━━━ PROVIDED MATERIAL ━━━

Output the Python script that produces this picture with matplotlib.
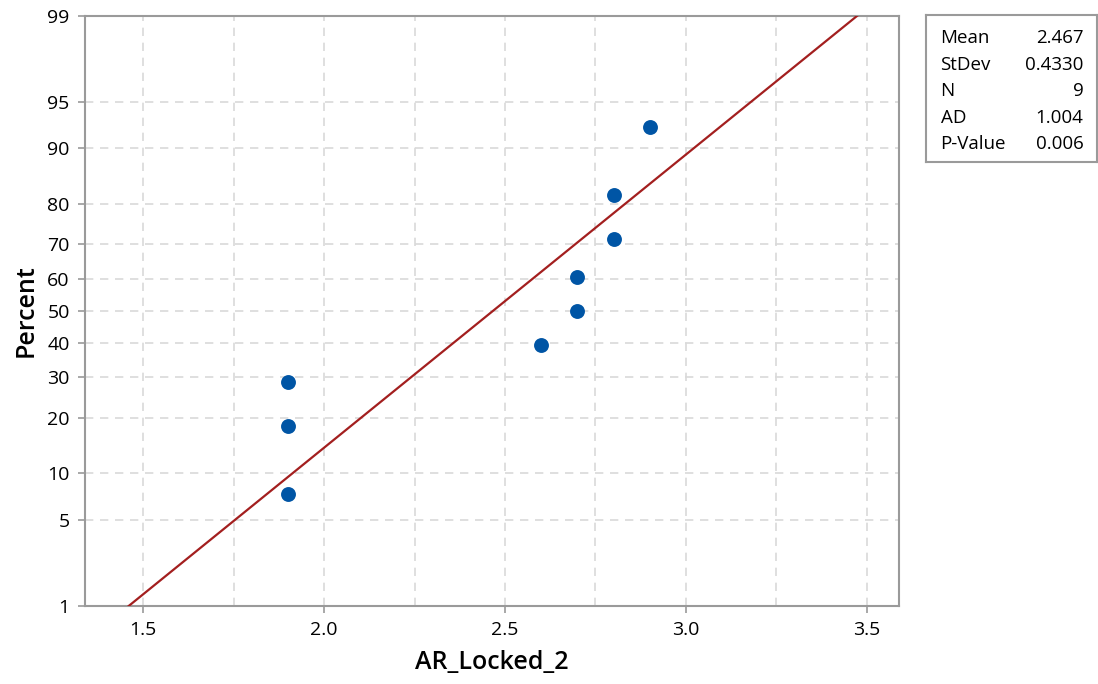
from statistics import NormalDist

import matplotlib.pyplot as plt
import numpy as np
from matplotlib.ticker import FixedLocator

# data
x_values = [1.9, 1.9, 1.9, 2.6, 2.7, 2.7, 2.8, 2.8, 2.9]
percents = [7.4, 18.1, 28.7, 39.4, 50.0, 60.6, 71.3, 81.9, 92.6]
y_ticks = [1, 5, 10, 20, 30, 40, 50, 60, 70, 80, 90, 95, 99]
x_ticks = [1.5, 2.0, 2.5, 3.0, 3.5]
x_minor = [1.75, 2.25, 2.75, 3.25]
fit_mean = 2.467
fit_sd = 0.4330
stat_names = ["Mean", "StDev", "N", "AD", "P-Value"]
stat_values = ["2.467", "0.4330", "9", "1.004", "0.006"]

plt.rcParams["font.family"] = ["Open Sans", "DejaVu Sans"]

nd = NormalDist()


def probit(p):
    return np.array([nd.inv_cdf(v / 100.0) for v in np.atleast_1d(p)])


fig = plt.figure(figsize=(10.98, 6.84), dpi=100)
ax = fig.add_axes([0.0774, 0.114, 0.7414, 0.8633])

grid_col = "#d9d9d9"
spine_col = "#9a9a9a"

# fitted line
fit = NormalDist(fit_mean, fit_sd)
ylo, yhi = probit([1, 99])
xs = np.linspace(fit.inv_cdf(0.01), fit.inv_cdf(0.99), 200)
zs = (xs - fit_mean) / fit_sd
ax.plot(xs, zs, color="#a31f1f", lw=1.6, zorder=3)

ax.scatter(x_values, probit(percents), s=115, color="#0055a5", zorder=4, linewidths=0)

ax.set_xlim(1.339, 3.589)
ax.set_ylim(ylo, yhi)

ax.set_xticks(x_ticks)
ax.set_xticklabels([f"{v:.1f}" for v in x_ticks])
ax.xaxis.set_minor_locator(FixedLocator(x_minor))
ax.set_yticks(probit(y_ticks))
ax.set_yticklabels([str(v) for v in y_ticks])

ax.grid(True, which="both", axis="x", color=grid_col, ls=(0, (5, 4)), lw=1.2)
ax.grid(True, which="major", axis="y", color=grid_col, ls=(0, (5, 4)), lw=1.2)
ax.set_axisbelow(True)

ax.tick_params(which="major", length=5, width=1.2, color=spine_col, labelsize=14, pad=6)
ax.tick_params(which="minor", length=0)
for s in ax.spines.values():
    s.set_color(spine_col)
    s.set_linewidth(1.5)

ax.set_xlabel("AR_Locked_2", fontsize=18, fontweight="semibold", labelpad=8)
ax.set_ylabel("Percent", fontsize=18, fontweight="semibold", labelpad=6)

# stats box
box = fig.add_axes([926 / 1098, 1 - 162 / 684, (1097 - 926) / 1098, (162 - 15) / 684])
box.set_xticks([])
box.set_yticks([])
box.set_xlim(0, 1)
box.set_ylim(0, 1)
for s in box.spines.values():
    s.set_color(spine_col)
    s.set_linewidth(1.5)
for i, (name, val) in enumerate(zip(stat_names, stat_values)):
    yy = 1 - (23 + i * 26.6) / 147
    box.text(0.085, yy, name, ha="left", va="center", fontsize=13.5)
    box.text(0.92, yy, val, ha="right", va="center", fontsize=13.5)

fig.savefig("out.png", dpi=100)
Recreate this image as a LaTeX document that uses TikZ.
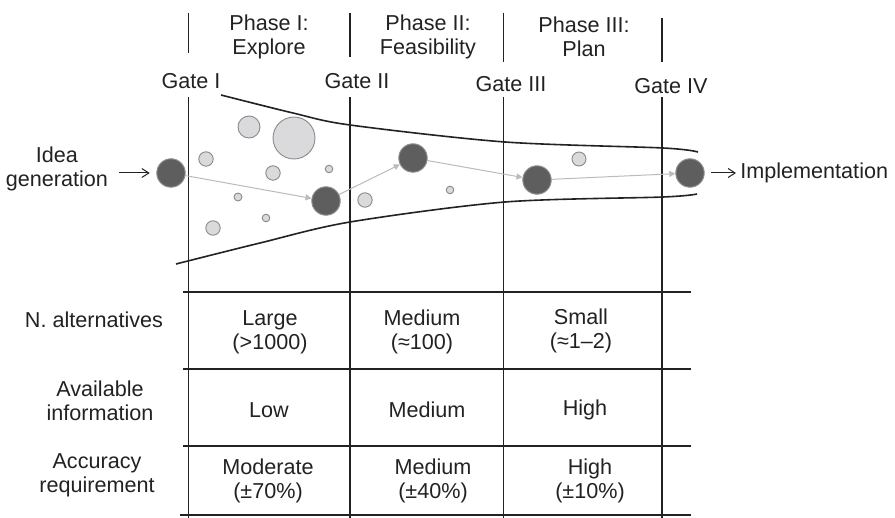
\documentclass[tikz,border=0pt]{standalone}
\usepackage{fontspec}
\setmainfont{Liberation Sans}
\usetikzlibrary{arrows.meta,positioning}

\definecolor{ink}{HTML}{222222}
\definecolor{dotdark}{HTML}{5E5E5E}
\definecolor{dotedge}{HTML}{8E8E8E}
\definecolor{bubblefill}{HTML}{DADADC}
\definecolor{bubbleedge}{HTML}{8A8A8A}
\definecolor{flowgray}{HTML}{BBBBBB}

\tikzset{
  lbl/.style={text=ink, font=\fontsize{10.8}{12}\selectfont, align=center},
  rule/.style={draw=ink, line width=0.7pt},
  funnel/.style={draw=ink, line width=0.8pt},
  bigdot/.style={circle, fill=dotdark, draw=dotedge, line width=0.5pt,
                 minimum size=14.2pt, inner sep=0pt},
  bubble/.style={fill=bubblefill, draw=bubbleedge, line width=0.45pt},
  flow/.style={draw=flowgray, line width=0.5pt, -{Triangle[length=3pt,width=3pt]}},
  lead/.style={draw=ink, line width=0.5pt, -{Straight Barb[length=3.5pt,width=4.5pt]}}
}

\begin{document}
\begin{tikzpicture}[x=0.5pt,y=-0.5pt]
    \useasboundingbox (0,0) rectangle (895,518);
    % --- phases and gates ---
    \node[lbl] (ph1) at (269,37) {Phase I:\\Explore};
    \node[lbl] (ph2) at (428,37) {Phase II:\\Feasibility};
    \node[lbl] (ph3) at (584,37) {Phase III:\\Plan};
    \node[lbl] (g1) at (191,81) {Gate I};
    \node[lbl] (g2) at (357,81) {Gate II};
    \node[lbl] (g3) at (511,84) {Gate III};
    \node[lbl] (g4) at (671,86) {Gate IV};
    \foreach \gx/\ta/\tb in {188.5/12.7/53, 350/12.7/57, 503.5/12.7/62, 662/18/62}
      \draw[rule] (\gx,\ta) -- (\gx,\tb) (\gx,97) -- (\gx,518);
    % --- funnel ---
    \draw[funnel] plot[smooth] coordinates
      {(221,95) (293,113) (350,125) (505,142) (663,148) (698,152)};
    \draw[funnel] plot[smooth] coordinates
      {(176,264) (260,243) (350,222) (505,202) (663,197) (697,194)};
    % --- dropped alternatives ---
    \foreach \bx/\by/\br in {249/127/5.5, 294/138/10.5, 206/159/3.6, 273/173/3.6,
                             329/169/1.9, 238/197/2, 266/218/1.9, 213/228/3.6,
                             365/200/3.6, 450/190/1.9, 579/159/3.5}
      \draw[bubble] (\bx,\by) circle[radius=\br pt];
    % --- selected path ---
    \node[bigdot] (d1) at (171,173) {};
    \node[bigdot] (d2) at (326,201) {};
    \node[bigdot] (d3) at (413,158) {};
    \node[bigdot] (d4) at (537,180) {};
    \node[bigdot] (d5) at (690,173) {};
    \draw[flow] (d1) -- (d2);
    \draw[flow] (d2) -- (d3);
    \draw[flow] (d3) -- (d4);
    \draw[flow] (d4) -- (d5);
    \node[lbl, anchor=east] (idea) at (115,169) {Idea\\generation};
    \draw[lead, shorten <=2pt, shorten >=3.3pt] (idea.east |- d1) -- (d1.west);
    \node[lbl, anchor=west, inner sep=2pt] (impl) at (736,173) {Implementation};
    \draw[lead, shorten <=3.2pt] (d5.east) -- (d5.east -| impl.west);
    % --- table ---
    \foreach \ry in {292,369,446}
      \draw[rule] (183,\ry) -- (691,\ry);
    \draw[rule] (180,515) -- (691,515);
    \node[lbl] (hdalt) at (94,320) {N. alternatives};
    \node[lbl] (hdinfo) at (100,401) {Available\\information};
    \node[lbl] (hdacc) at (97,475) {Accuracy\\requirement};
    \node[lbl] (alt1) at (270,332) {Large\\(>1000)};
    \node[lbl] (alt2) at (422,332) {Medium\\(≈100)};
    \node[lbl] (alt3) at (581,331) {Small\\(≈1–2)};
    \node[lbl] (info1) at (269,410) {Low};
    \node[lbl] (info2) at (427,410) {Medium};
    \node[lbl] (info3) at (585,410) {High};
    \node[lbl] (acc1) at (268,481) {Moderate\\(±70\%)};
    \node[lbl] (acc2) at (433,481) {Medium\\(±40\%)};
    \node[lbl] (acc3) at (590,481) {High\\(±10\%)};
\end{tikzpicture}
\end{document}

━━━

REQUIRED TASK:
Omit the pictures, then repeat exactly each line from the beginning of the listing through the line with "from matplotlib.ticker import FixedLocator".

OUTPUT OF THE TASK:
Output the Python script that produces this picture with matplotlib.
from statistics import NormalDist

import matplotlib.pyplot as plt
import numpy as np
from matplotlib.ticker import FixedLocator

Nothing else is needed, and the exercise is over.